US manufacturer Gore plans further Shenzhen investment
Updated: 2012-06-06 07:10
By Qiu Quanlin in Shenzhen (China Daily)
Despite less foreign direct investment going into China, the US-based W. L. Gore & Associates Inc, a leading manufacturer of advanced technology products for the electronics, fabrics, industrial and medical markets, plans to increase its presence in China by investing more in its Shenzhen plant this year.
Gore, which entered China about 10 years ago, plans to invest about $20 million in a second fabric plant in Shenzhen this year.
The new project comes after Gore has already spent more than $70 million in Shenzhen in the past decade. It is expected to help the company increase its annual sales by 50 percent.

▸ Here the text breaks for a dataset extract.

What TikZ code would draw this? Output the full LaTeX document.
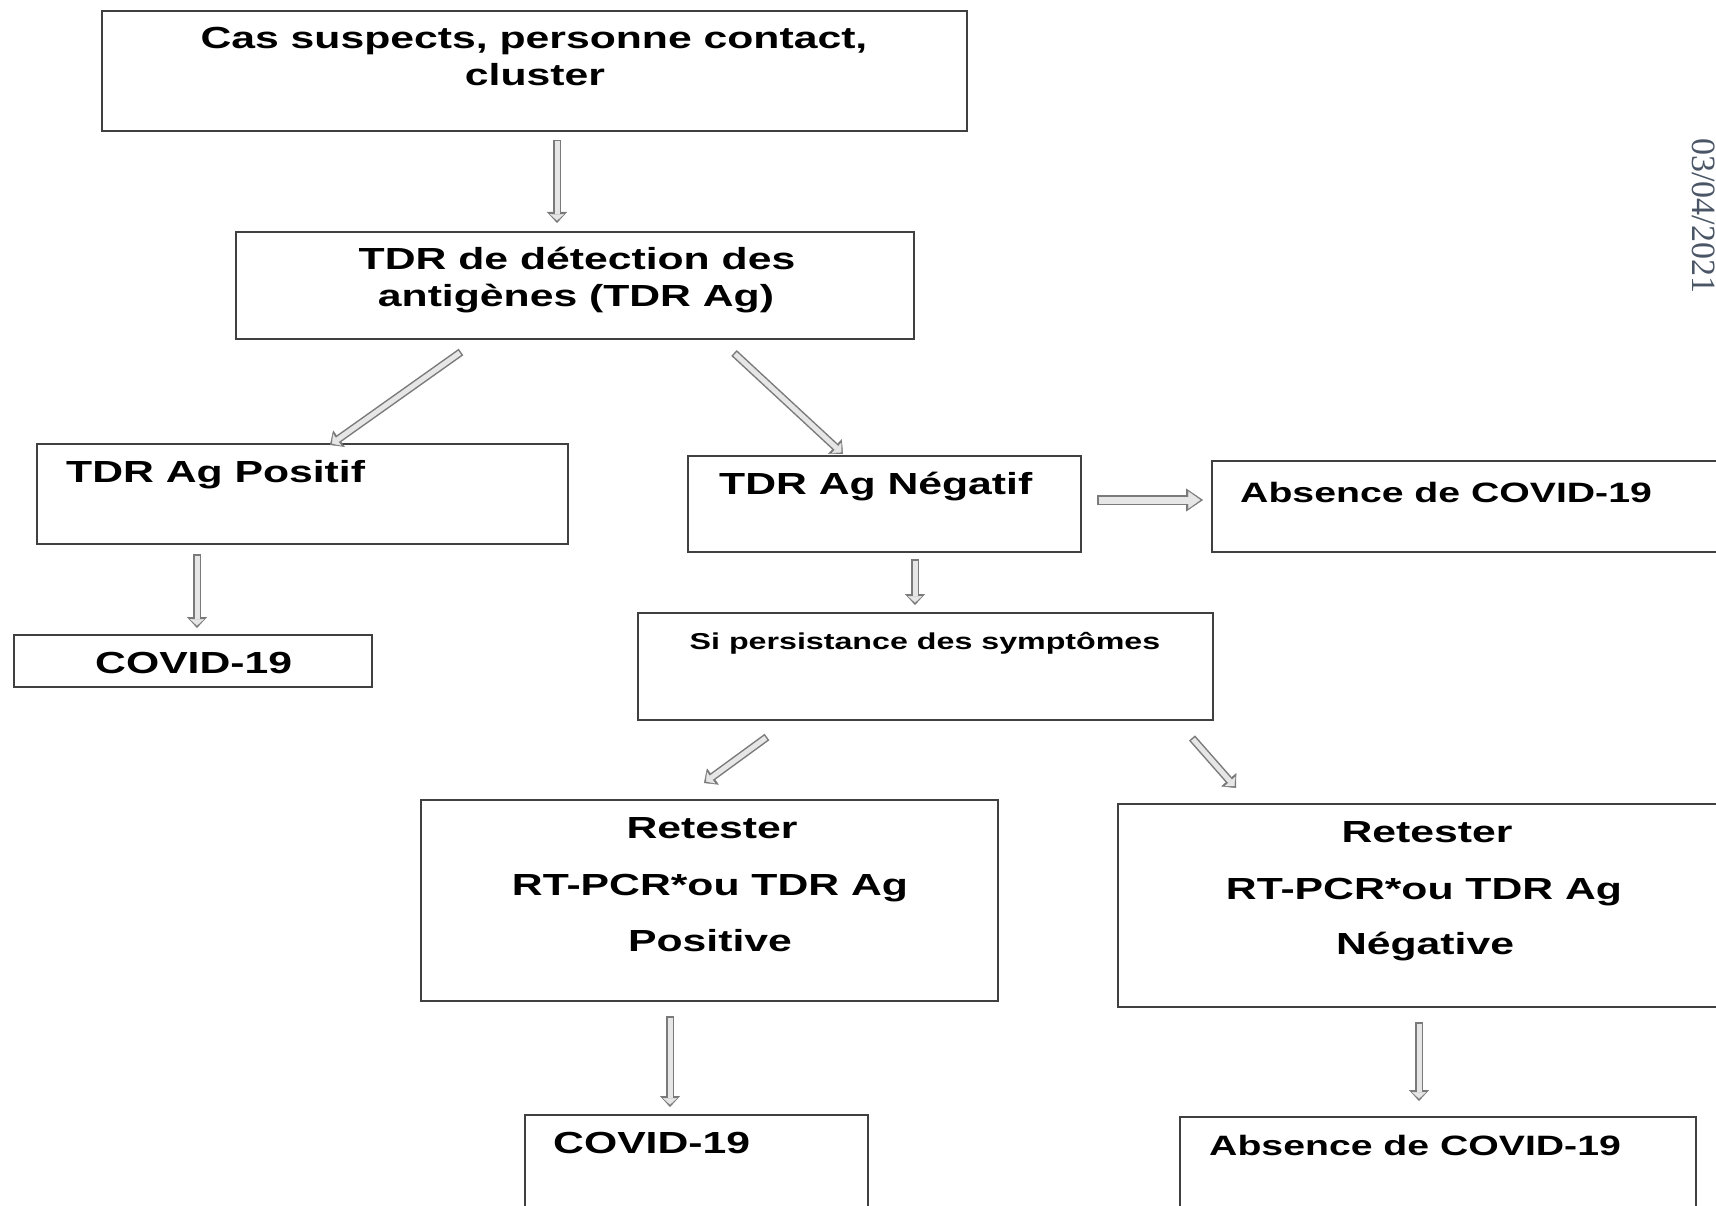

"Gore Shenzhen is the hub for our Asia-Pacific businesses, and we continue to invest in building what we refer to as a 'cluster' in Shenzhen, which has proved to be a successful model to co-locate business units, functions and other support infrastructure in a common location," said Terri Kelly, Gore president and CEO.
By taking advantage of propriety technologies that incorporate the versatile polymer polytetrafluoroethylene, Gore has devised numerous products that can be used in electronic signal transmissions, fabric laminates, medical implants, as well as in membranes, filtration, sealants and fiber technologies for industries.
The Shenzhen plant is Gore's first fabrics manufacturing plant in Asia. It also makes high-frequency coaxial cables and protective, automotive and packaging vents.
"We know this is a very exciting growth region for the company, so the investments that we will be making for the next several years will be there for the long term," she said. "This is very important to sustain the growth we've already enjoyed in the Asia-Pacific region."
The company, headquartered in Newark, New Jersey, had about $3 billion in sales in 2011. In the past five years, the compound growth rate for the sales figure has been about 10 percent.
"We have made great progress in the development of the Shenzhen cluster," she said.
Gore's continued investment in Shenzhen comes as a contrast to the decreasing amount of foreign direct investment that has been going into China. Such investment declined for a sixth month in a row in April amid the world's economic troubles.
In April, the value of foreign direct investment into China decreased by 0.74 percent year-on-year, hitting $8.4 billion, the Ministry of Commerce said.
The first four months of the year saw investment from the US, one of chief sources of foreign direct investment into China, edge up by 1.9 percent year-on-year, after it had declined by 26 percent in 2011, according to the ministry.
Even so, many US business people and commerce officials believe that China is still an attractive destination for US investments.
Myron Brilliant, senior vice-president of US Chamber of Commerce's international division, said previously that China's large economy and its population of 1.3 billion do much to attract US investment to China.
"US investment in China is changing slowly," he said. "There is a desire among US investors to manufacture and produce here and sell to the domestic market."
Timothy Ziegler, a founding partner and president of China operations for Millrace Enterprises LLC, said: "I believe the current slowdown in investments by US firms in China is more about the aversion to risk many US companies are displaying as a result of the global economic conditions for the last four years, and less about their lack of need or desire to invest here."
Millrace is a US-based marketing, sales, and distribution company specializing in helping small to medium-sized US companies enter the Chinese market.
"Many of our clients quickly realize they need to invest in China if they want to succeed here," he said. "And we encourage the investment once the customer need is solidified."